The Buffalo Soldiers Scenic Route in Sequoia National Park takes you through the edge of one of the largest and most beautiful groves of giant sequoia trees. This stunning section of roadway was built by the Buffalo Soldiers, members of an African-American regiment of the U. S. Army, under the leadership of a remarkable man, Captain Charles Young. This work made the biggest trees on earth accessible to everyone.
For several years before the National Park Service was formed, the military was dispatched to national parks to manage them. In the summer of 1903, Captain (later Colonel) Charles Young and troops of the 9th Cavalry traveled from the Presidio in San Francisco to Sequoia and General Grant national parks. The 9th Cavalry was one of four regiments in which African-Americans served in the U. S. Army.
At the time, Captain Young was one of only four African-American officers, the highest ranking in the U.S. Army. When he graduated from West Point in 1889, he was only the third African-American to do so. This was an amazing accomplishment at the time, due to extreme prejudice toward African-Americans. Young became the first African-American acting superintendent of a national park. Captain Young was an incredible leader. In fact, several Caucasian men from earlier civilian road crews joined the Buffalo Soldiers during a time when it was very rare for Caucasians to work for African-Americans.
Before 1903, the first wagon road had been built leading up to the park, ending at Crystal Cave. Captain Young and the Buffalo Soldiers completed the road another 11 miles to both Round Meadow and Moro Rock in the Giant Forest sequoia grove. The crew accomplished more work in the summer of 1903 than had been done in the previous two summers combined. Local dignitaries were very impressed with their work and suggested a giant sequoia tree be named after Captain Young. Young declined, saying he would agree only if, in another 20 years, he was still deemed deserving of the honor. Instead, as suggested by Young and his troops, a giant sequoia was named for Booker T. Washington.

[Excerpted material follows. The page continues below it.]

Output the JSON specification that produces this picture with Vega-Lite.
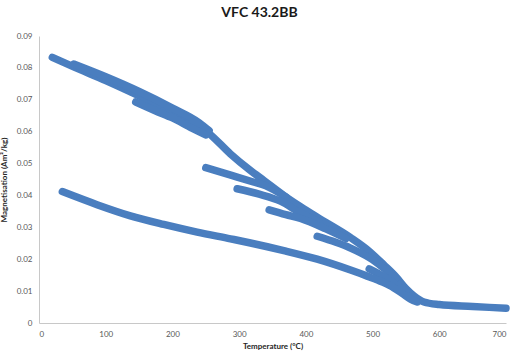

One hundred years later, in the summer of 2003, a giant sequoia in the Giant Forest was officially dedicated as the “Colonel Young Tree.”
Captain Young promoted inspiration and education to help visitors enjoy and appreciate the parks. Even in 1903, Young and the Buffalo Soldiers valued what is today the dual mission of the National Park Service: providing recreation opportunities for visitors, while protecting nature and history for future generations to enjoy.